March 25, 2022, 2:37 PM UTC

Historically low rates were nice while they lasted.

In another hit to prospective homebuyers, the average 30-year fixed mortgage rate hit 4.42% this week, up 1.31 percentage points from three months ago, according to Freddie Mac.

That’s the largest 12-week jump since 1994. It’s a dramatic shift from the average 3.22% rate at the beginning of this year, and the record low of 2.65% in January 2021.

And rates are likely only going up from here. They were already rising before the Federal Reserve increased its benchmark short-term rate last week for the first time since 2018 to try to slow down inflation. The Fed has signaled there are likely a few more increases in store this year, making affordability concerns even worse.

The dramatic rise in rates comes as buyers face soaring home prices and scarce inventory around the country. All of those factors could keep many buyers on the sidelines in the coming months, cooling the red hot housing market of the past few years.

Increases have already been pushing up the median monthly mortgage payment, according to the Mortgage Bankers Association. Median payments in February increased 8.3% compared to January, from $1,526 per month to $1,653. More striking: payments jumped 25.6% compared to a year ago.

And in fact, demand is already starting to drop. Last week, mortgage applications fell 8.1%, according to the Mortgage Bankers Association. It could keep falling if rates keep rising.

Warning sign for red-hot housing market

The past two years have been “transformative” in the housing market, according to Zillow: record low interest rates combined with many people’s desire for more space and millennials aging into their prime home-buying years created a buying frenzy across the country.

That led to intense bidding wars, countless concessions from buyers like waived inspections, and many homes going for well over asking. Few markets were safe, with all 50 of the U.S.’s largest metros recording double-digit year-over-year growth from February 2021 to February 2022, Zillow found.

Now, the typical U.S. home is worth $331,533, an eye-popping 32.4% increase from February 2020. In the past year alone, the typical home value rose 20.3%.

Buyers who closed on homes throughout 2020 have benefited greatly from the astronomical price-appreciation. In fact, the growth in the typical home value in 2021 was higher than median wages in 25 of 38 major metropolitan areas, according to Zillow. In 11 metros, home price growth soared higher than $100,000, year-over-year.
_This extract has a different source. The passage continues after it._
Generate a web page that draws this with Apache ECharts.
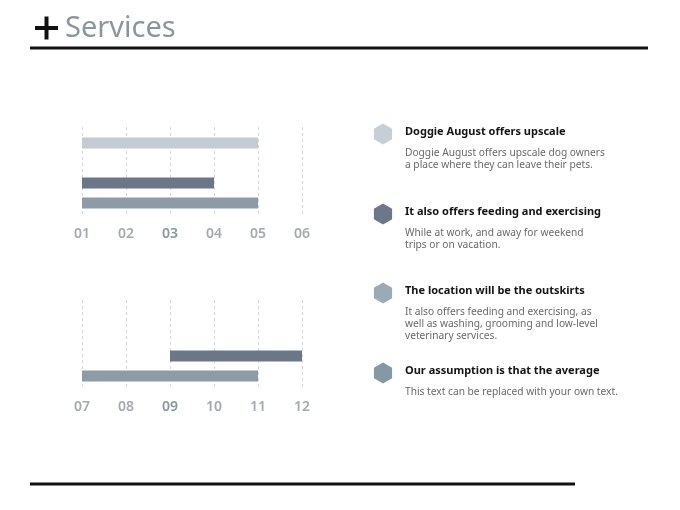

Rising rates could stymie that appreciation, though Zillow anticipates home values will continue to climb for the next few months, through the traditionally busy spring buying season, with year-over-year home price growth rate hitting 22% in May.

Still, with interest rates rising, home prices remaining sky-high, and few homes for sale, buyers are starting to lose confidence. That transformative era just might be coming to a close.